Lo scoiattolo nero meridionale, il segreto dei boschi calabro-lucani
Una specie antichissima sopravvissuta all’ultima glaciazione che oggi popola Calabria e Basilicata, simbolo di adattamento e biodiversità mediterranea
Negli ultimi anni, gli avvistamenti dello scoiattolo nero meridionale sono diventati sempre più frequenti nei boschi e persino lungo i litorali di Calabria e Basilicata. Un tempo confinato alle aree montane del Pollino, della Sila e dell’Aspromonte, tra i 600 e i 1500 metri di altitudine, oggi questo curioso roditore ha esteso il proprio habitat, spingendosi anche verso zone pianeggianti e costiere. Una diffusione inaspettata, soprattutto perché si tratta di una specie che predilige climi freschi e umidi, e che teoricamente dovrebbe evitare le temperature elevate registrate negli ultimi anni. Eppure, la sua capacità di adattamento sembra sfidare le regole della natura.
Un tesoro della biodiversità mediterranea
Lo scoiattolo nero meridionale, endemico delle regioni calabro-lucane, è un simbolo della ricchezza naturalistica del Sud Italia. Si distingue per il manto scuro e lucente, con il ventre bianco, e per una corporatura più robusta rispetto allo scoiattolo comune. Ma ciò che lo rende davvero unico è la sua storia evolutiva: studi genetici condotti nel 2017 dall’Università dell’Insubria hanno dimostrato che non si tratta di una semplice sottospecie, ma di una specie autonoma, battezzata Sciurus meridionalis. Un’intuizione che il naturalista calabrese Armando Lucifero aveva già avanzato nei primi decenni del Novecento, intuendo l’eccezionalità di questo animale rispetto ai suoi simili europei.
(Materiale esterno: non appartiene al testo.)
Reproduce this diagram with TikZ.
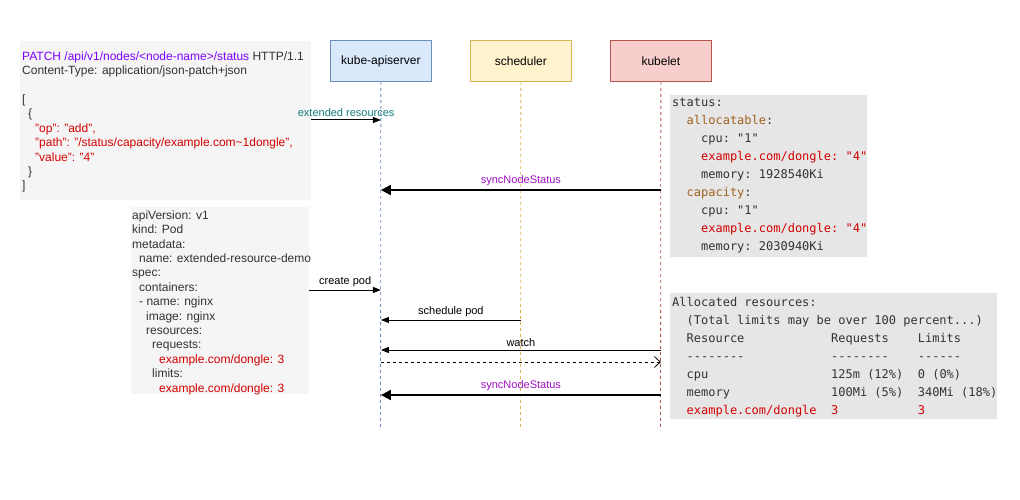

Un’eredità dell’ultima glaciazione
Le origini dello scoiattolo nero meridionale restano avvolte nel mistero. Secondo gli studiosi, la specie sarebbe rimasta isolata durante l’ultima glaciazione nelle aree boschive del Sud Italia, sviluppando caratteristiche proprie per sopravvivere alle mutate condizioni ambientali. Un percorso evolutivo che lo accomuna alla bramea del Vulture, rara falena lucana sopravvissuta anch’essa alle ere glaciali. L’area compresa tra Calabria e Basilicata si conferma così un vero rifugio naturale, una sorta di “arca di Noè” ecologica che nei secoli ha custodito e protetto specie uniche, testimoni silenziosi della resilienza della biodiversità mediterranea.